Vers 1922, Henri part travailler dans une usine de la région liégeoise; parfait animateur, il se produit en intermède dans un cinéma de la grande ville industrielle. Lorsqu’il a l’occasion de revenir au pays, il « joue bal » à quelque kermesse d’un village voisin. Le programme est simple : une heure de danses, une heure de chansons et histoires drôles, une autre heure de danse, etc. Afin de ne pas créer de jalousie, il change de café au cours de la soirée, la foule se déplaçant bien entendu avec lui.
A Longchamps, le 3e jour de la ducasse, le mardi, on chasse alors le « vèheû » (putois); un jeune homme figure l’animal et est suivi par tous les jeunes du village; cette « chasse » n’est qu’un prétexte pour se choisir une cavalière et comme elle se déroule en musique, c’est Henri, monté sur une charrette, qui accompagne le cortège en jouant force polkas ou autres danses entraînantes.
La crise économique des années 30 frappe durement le Luxembourg belge : l’argent se fait rare et le sabot de quête du violoneux n’est plus rempli. Henri arrête de jouer pour le public. Il arrête définitivement en 1940 car un soldat allemand lui prend son violon…. le violon du grand-père!
En 1973, à Champs, à quelques centaines de mètres de chez lui, a lieu le premier festival « folk » de Wallonie; un très vieux violoneux y joue de la « sirène d’amour », violon dont la caisse de résonnance est remplacé par un diaphragme et un cornet de phonographe : c’est Constant CHARNEUX d’Hemroulle, village voisin.

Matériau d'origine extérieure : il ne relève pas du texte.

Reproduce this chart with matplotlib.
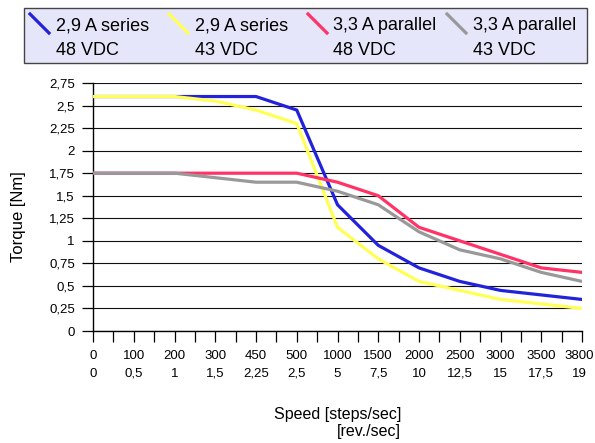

Henri connaît bien Constant, il l’a souvent entendu jouer car Constant, mort à 91 ans en 1975, n’a jamais cessé d’animer et de faire danser; il va, dit-on, fréquemment à Paris « faire la manche » dans les restaurants et les cafés.
Henri rachète un violon et dès 1974, il se produit sur scène; en 1975, le festival de Bastogne lui est dédié : c’est la « Fête à un Foyan »; en 1976, il participe au Festival of American Folklife, le plus grand festival de folklore jamais organisé, à Washington (U.S.A.). Quelques mois plus tard, une terrible maladie l’accable et, avant que nous n’ayons pu réaliser les derniers enregistrements (il avait accepté d’enregistrer pour nous sur une « sirène d’amour », les airs de Constant Charneux), il meurt le 4 octobre 77, regretté de tous.